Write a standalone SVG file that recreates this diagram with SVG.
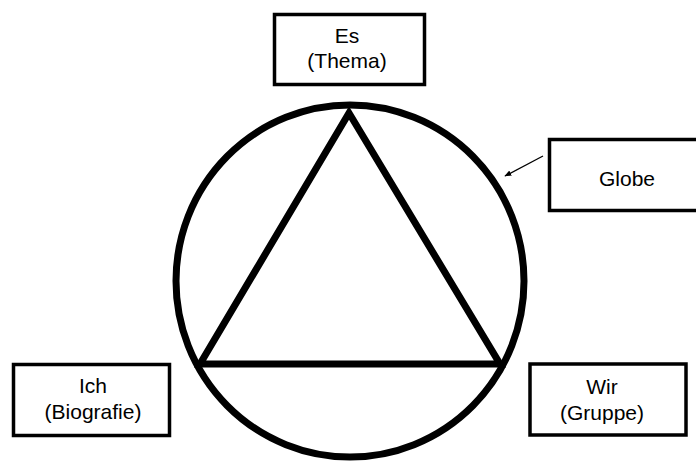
══════════
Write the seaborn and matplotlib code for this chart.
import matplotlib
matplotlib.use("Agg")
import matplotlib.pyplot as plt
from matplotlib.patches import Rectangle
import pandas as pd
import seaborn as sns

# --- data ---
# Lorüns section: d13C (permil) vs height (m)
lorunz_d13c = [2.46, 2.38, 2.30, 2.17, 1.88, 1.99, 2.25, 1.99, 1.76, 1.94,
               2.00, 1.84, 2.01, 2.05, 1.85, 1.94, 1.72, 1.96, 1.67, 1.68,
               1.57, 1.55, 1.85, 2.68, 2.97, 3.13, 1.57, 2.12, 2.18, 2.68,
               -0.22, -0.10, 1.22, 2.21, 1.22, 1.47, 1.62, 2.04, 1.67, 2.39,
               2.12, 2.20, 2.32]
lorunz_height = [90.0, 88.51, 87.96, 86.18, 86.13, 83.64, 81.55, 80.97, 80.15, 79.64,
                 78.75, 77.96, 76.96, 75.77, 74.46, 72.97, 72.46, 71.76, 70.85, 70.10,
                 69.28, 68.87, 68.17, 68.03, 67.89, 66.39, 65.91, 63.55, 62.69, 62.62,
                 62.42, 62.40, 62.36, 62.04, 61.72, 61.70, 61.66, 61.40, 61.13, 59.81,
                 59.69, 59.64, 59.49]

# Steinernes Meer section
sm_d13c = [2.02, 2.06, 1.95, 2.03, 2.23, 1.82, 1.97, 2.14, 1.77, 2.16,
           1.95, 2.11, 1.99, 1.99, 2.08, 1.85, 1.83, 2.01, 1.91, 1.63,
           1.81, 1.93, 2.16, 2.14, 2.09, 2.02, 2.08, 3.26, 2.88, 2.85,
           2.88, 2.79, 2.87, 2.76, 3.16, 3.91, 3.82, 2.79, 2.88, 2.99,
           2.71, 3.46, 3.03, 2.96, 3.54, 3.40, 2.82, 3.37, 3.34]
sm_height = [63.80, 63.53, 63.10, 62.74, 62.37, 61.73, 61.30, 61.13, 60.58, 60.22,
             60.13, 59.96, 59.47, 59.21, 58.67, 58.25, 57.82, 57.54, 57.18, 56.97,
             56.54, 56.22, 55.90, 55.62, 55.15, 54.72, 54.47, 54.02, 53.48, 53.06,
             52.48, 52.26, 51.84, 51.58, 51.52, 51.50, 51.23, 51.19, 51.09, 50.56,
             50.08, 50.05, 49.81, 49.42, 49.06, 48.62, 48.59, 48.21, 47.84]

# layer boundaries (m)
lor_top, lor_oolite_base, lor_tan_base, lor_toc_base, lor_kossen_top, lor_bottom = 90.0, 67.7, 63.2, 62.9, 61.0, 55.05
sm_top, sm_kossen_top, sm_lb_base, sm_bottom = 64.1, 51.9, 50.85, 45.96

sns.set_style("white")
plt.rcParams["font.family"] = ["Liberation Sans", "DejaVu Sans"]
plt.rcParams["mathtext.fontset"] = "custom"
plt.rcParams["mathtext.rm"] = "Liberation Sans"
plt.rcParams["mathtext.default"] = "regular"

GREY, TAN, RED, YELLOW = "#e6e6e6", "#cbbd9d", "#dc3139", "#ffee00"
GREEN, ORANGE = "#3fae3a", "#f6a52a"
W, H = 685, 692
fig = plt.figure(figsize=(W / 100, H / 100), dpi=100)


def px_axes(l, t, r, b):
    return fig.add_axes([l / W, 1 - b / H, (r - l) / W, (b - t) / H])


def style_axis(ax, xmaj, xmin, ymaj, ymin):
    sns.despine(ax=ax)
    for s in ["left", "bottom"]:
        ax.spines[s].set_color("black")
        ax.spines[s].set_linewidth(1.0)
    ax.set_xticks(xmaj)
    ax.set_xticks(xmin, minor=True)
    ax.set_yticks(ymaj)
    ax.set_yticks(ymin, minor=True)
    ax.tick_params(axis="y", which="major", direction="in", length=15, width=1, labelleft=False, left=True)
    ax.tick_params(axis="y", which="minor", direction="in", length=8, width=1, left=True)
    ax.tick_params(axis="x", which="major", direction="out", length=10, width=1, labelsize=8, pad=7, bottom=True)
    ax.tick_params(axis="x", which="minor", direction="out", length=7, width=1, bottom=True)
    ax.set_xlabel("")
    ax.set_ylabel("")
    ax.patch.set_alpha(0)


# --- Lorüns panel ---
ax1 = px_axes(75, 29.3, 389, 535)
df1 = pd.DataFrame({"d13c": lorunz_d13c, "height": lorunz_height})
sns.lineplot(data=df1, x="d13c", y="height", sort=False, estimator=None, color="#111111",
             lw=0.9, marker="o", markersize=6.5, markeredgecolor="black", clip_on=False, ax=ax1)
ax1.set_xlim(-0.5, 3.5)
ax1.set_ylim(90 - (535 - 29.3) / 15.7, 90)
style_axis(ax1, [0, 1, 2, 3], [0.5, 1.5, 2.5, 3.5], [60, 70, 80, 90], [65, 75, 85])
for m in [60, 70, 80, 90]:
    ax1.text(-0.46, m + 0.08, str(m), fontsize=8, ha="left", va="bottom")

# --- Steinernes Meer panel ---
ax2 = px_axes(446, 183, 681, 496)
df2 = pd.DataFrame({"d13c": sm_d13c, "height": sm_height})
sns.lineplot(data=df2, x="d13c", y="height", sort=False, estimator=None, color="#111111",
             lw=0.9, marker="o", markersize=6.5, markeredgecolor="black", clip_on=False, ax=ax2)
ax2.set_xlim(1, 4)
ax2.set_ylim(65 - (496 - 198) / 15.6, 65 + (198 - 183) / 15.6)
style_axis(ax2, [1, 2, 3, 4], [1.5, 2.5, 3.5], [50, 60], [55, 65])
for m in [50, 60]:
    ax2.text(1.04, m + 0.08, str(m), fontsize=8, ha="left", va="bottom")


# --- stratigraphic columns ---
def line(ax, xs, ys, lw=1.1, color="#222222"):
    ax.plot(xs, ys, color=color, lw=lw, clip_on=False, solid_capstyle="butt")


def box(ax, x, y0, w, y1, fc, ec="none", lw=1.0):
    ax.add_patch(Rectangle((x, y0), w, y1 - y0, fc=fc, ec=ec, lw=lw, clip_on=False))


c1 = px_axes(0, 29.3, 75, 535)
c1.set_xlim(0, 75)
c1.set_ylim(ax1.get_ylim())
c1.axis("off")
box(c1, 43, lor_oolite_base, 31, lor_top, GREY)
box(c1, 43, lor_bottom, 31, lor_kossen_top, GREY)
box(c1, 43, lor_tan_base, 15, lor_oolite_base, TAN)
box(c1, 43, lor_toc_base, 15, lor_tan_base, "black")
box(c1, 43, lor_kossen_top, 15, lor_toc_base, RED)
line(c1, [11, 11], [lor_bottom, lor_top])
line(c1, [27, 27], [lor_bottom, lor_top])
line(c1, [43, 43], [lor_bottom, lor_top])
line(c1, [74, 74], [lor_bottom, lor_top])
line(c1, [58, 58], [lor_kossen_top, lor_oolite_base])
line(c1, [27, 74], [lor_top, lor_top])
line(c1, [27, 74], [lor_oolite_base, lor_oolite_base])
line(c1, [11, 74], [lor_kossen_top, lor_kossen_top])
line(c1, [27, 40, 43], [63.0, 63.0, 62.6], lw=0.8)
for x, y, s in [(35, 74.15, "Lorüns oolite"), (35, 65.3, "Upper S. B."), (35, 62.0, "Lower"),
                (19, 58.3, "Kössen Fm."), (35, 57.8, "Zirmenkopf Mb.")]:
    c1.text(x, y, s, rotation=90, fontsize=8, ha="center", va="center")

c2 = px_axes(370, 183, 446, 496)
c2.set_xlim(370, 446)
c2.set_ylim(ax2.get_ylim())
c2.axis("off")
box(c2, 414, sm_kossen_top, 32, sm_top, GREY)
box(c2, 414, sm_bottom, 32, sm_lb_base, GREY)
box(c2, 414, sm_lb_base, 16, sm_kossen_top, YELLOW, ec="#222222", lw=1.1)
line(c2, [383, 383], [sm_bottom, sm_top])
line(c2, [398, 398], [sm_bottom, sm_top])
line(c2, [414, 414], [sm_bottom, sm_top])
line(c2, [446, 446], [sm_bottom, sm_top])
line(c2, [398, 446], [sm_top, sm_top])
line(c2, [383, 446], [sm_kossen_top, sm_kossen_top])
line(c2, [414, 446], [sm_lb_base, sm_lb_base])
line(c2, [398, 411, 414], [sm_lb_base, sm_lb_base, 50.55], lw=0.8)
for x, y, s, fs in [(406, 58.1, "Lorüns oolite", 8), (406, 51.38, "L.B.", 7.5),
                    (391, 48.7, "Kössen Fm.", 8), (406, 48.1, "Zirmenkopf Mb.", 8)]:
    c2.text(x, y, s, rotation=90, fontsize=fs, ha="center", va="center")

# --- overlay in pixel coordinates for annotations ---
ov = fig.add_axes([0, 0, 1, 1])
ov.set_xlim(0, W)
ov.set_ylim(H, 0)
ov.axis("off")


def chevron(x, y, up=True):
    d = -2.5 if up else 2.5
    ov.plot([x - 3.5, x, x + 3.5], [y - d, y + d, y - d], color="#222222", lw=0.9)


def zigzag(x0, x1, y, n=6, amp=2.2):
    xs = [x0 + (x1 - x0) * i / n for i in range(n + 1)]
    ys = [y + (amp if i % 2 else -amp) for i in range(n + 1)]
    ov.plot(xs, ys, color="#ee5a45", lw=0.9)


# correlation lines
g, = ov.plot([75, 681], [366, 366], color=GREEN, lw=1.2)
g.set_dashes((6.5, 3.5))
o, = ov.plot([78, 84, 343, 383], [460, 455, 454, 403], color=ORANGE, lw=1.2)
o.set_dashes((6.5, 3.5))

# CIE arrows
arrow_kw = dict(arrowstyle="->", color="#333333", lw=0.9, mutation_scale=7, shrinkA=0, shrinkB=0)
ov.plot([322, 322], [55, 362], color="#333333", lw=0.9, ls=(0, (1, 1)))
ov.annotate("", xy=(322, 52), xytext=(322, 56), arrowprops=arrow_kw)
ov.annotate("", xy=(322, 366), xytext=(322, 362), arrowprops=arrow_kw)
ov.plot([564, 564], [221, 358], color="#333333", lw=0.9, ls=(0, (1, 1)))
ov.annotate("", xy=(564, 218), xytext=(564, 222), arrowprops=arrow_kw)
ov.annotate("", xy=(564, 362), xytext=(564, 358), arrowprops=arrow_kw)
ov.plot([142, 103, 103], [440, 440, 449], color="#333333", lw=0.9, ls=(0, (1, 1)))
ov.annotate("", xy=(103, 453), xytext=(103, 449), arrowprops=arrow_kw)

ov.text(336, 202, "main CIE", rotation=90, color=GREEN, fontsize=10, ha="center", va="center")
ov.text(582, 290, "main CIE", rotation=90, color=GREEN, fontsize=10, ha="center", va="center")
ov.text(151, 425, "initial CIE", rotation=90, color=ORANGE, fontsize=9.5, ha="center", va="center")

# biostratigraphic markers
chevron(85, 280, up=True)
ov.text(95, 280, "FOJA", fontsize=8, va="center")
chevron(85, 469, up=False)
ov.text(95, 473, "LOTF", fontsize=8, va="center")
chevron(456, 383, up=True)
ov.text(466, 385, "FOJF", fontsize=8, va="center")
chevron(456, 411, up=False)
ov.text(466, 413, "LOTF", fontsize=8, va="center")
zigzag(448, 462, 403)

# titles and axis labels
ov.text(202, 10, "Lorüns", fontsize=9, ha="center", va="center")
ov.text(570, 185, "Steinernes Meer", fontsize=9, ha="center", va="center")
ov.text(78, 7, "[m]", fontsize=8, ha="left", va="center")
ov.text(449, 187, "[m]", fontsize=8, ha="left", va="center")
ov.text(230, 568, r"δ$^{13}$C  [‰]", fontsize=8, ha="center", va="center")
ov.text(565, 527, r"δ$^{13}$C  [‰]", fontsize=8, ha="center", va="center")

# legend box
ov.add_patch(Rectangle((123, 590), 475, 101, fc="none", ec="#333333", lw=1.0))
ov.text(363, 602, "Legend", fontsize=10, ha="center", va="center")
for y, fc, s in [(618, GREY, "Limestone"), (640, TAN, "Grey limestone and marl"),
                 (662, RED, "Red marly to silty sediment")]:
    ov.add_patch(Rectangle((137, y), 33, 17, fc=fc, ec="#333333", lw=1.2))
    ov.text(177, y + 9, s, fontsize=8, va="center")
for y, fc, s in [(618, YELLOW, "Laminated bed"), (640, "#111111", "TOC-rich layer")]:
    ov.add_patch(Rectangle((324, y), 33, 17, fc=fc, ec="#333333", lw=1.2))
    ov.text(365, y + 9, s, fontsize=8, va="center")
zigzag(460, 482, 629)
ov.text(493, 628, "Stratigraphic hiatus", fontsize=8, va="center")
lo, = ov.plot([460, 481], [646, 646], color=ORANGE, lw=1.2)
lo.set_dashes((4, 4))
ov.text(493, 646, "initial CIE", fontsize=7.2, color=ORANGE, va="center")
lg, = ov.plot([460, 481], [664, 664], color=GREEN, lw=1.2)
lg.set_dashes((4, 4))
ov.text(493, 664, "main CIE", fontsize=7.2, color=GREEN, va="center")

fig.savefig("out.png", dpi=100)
══════════
**What you will do:** Look above for the line containing "Write the seaborn". Output from there through the line containing "import seaborn as sns", exactly and inclusively.

**Task answer:**
Write the seaborn and matplotlib code for this chart.
import matplotlib
matplotlib.use("Agg")
import matplotlib.pyplot as plt
from matplotlib.patches import Rectangle
import pandas as pd
import seaborn as sns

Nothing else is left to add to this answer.